Having spent 30 years in this market I have a pretty strong understanding of how it works. But it’s only recently that technology has reached the capacity to solve for a lot of the nuances – there’s a reason nobody else can reconcile financing accruals at a security level, or offer a valid estimation of a prime broker’s financing wallet.
But transparency is a sensitive topic, especially for investment managers who are fiercely protective of their proprietary data. The events surrounding Archegos’ demise are a case example where transparency could have helped avoid huge losses; but had Hwang provided that transparency, it’s unlikely he would have attained the leverage he wanted. Sentiments may change if prime brokers adjust their risk models as selective transparency might help managers negotiate more aggressive margin terms, but that is speculation for now.
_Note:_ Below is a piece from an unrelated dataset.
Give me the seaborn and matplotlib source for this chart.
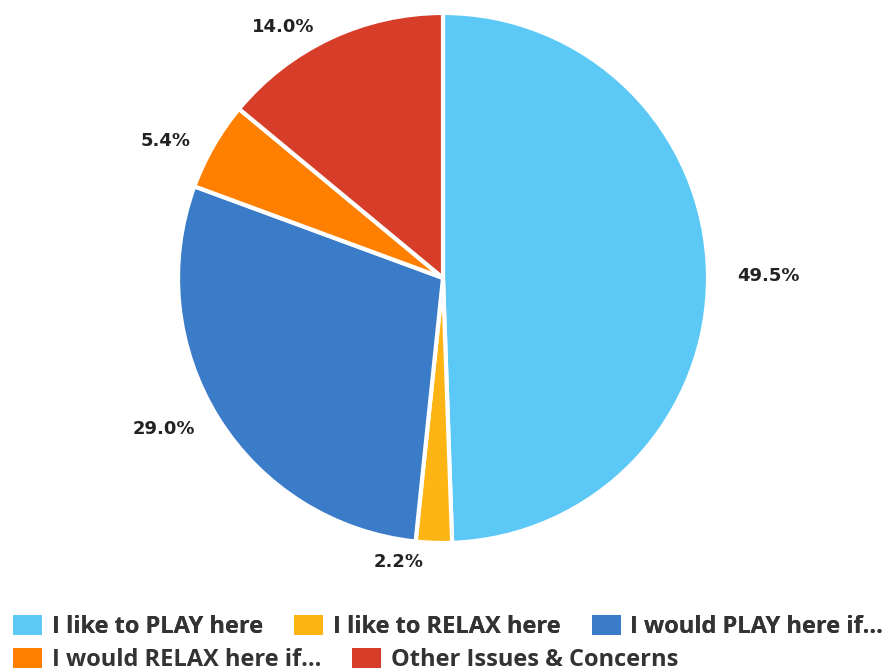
import numpy as np
import matplotlib.pyplot as plt
import seaborn as sns
from matplotlib.patches import Patch

# data
labels = ["I like to PLAY here", "I like to RELAX here", "I would PLAY here if...",
          "I would RELAX here if...", "Other Issues & Concerns"]
values = [49.5, 2.2, 29.0, 5.4, 14.0]
colors = ["#5BC8F5", "#FDB515", "#3B7CC9", "#FF8000", "#D63E2A"]

sns.set_theme(style="white")
plt.rcParams['font.family'] = ['DejaVu Sans']

fig = plt.figure(figsize=(8.83, 6.71), dpi=100)
ax = fig.add_axes([0.2016, 0.1908, 0.6002, 0.7899])

wedges, _ = ax.pie(
    values, colors=colors, startangle=90, counterclock=False,
    wedgeprops=dict(edgecolor="white", linewidth=3),
)
ax.set_aspect("equal")
ax.set_xlim(-1, 1)
ax.set_ylim(-1, 1)
ax.axis("off")

# outside labels: point just past the rim, shifted sideways
for w, v in zip(wedges, values):
    ang = np.deg2rad((w.theta1 + w.theta2) / 2)
    x, y = 1.06 * np.cos(ang), 1.06 * np.sin(ang) - 0.011
    if np.cos(ang) >= 0:
        x, ha = x + 0.05, "left"
    else:
        x, ha = x - 0.035, "right"
    ax.text(x, y, f"{v:.1f}%", ha=ha, va="center", fontsize=13,
            fontweight="bold", color="#222222", clip_on=False)

# legend in two rows, flowing left to right
handles = [Patch(facecolor=c, edgecolor="none") for c in colors]
leg_kw = dict(frameon=False, handlelength=1.23, handleheight=0.97, handletextpad=0.42,
              columnspacing=1.31, borderpad=0, borderaxespad=0,
              prop=dict(family="Open Sans", size=17, weight="bold"), labelcolor="#333333")
leg1 = fig.legend(handles[:3], labels[:3], ncol=3, loc="center left",
                  bbox_to_anchor=(0.0147, 1 - 627 / 671), **leg_kw)
fig.add_artist(leg1)
fig.legend(handles[3:], labels[3:], ncol=2, loc="center left",
           bbox_to_anchor=(0.0147, 1 - 660 / 671), **leg_kw)

plt.savefig("out.png", dpi=100)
What is clear is that control of data is sensitive, and security paramount.
Defense-in-Depth is one of the foundations of cybersecurity, and with segregated networks and a layering of fully audited systems we know that leveraging cloud-based architecture is as secure, if not more so, than the legacy on-premises solutions, and at a fraction of the cost.
For a treasury technology solution to be effective it must have visibility on the whole portfolio and security must be watertight throughout the process, from source to delivery and everything in between.
We collect via Secure File Transfer into self-contained customer environments within Microsoft Azure’s Hub and Spoke architecture. It ensures clear separation of each customer’s data and a robust level of security.
Financing a hedge fund strategy is costly, and since the electronification of execution and MiFiD’s impact on research it is likely to be the most expensive overhead the strategy suffers. With the cost of providing that finance going up, control and efficiency are not only the fiduciary responsibility of the manager, but crucial to remaining competitive.